The College of William & Mary has been in violation of Title IX regulation for decades according to attorney Arthur H. Bryant of Bailey & Glasser LLP.
The law firm and William & Mary just reached a settlement regarding the initial September elimination of three women’s sports. Those three sports – women’s gymnastics, women’s swimming and women’s volleyball – were reinstated by the institution to avoid being sued in a class-action lawsuit by Bryant’s firm for Title IX violations.
In 1991, William & Mary was planning to eliminate women's basketball, among other programs. Bryant's threat of legal action that year prompted the school to reinstate that program.
By eliminating the three teams this past Sept. 3, along with four other men’s programs, W&M was depriving equal opportunity to women on the basis of sport, in addition to financial aid and treatment, according to Bryant.
Female student-athletes on those teams gathered legal representation for those claims by the Oakland, California-based law firm.
Through the firm’s investigations of William & Mary’s practices based on gender, they discovered that the noncompliance extended prior to the school’s announcement of cuts.
"It became clear that William & Mary was in blatant violation of Title IX and that the elimination of these three women's teams would make matters worse," Bryant, the lead counselor on the lawsuit, told NBC Sports Washington. "They have been in violation of Title IX for decades. That's what the documents (provided by the school) show."
In the athletic department’s ‘Tribe 2025’ strategic plan, the writing notes a lapse in gender equity among the school’s programs. The plan outlines multiple goals and objectives to fulfill the student-athlete experience. One objective is Gender Equity, which states that the school will adjust team rosters and funding to reduce the participation gap each year.
W&M's student body makeup is 58% female, 42% male as stated in US News and confirmed by Bailey & Glasser. Through William & Mary’s documents reviewed by Bryant and his legal team, the college currently operates on a 50-50 scale for gender when allocating scholarships.
Bryant attests that according to Title IX, a participation gap should not exist for schools that are compliant with the law. Athletic departments – in regards to sport opportunity, financial aid, scholarships and treatment – should reflect the student body’s gender demographics in a proportionality test enforced by the Department of Education’s Office For Civil Rights.
This extends beyond the number of teams within a department, but also the scholarship amount for the individual athletes and roster construction to reflect the student-body population.
“William & Mary has always been committed to gender equity and compliance with Title IX. [Monday's] announcement provides the path forward in making significant progress toward attaining equity in participation,” the school said in a statement to NBC Sports Washington in response to the allegations. “Athletics will pursue a robust process for completing a gender equity strategic plan this academic year. That plan will ensure Title IX compliance by the end of the 2022-23 academic year, if not sooner.”

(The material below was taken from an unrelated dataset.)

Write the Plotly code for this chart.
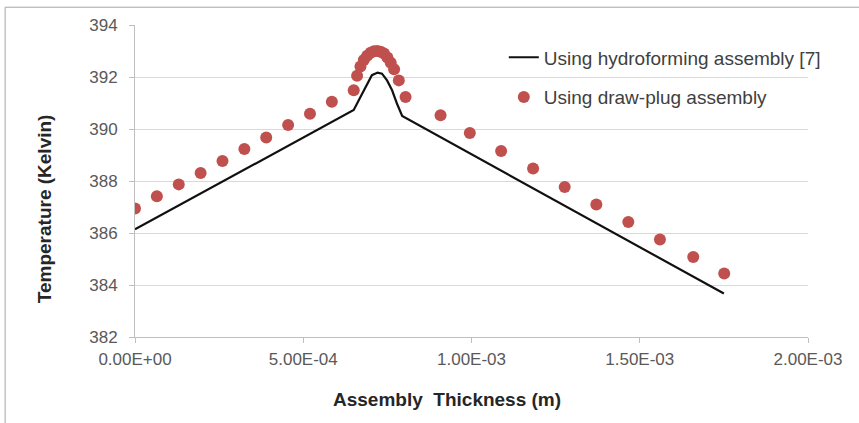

Additionally, an older version of the school’s FAQs on the department’s changes obtained by NBC Sports Washington through Bryant’s law firm, states that the original reduction of sports would not accomplish Title IX compliance.
The school said it would have to strategically rebalance sport offerings and target roster management in the active sports to reduce the existing participation gap. The updated version of the FAQs states the decision to bring back women’s gymnastics, volleyball and swimming “will make significant progress toward attaining equity in participation.”
Whether to meet Title IX laws or not, the strategic plan, released in Oct. 2019, planned to increase opportunities for women by adding another women’s sport at the varsity level. This, however, was nearly a year before the three programs were cut prior to the ongoing coronavirus pandemic.
Examples of Title IX violations don’t end with a proportionality test. The law firm says it found numerous instances where women’s programs were not receiving the same treatment for basic competition needs.
“There was example after example of the men's teams being treated better than the women's teams from everything from travel and lodging, to uniforms and equipment, the practice facilities and practice times, all that sort of stuff," Bryant told NBC Sports Washington.
Prior to the settlement, athletic director Samantha Huge and the school agreed to part ways in the wake of the potential lawsuit and public outcry. She left her position Oct. 6, a day before her first scheduled meeting with the law firm.
"We had no interaction with the former athletic director,” Bryant said. “It is clear the program was in violation under her leadership. And it was clear that she was intimately involved in proposing changes to the program that would have made it worse.”
Huge was one of 49 female Division I athletic directors of the 353 programs who reported demographics to the NCAA in 2019.
William & Mary will enter the 2021-22 school year with 19 sports (seven men, 12 women). The college originally housed 23 programs, which is generally above average compared to other institutions of similar size.
Agreed upon in part of the settlement, William & Mary will create a Gender Equity Plan to become fully compliant with Title IX by the end of the 2022-23 academic year. The reinstatement of the three programs and the equity plan will satisfy the law firm and prevent the college from being sued.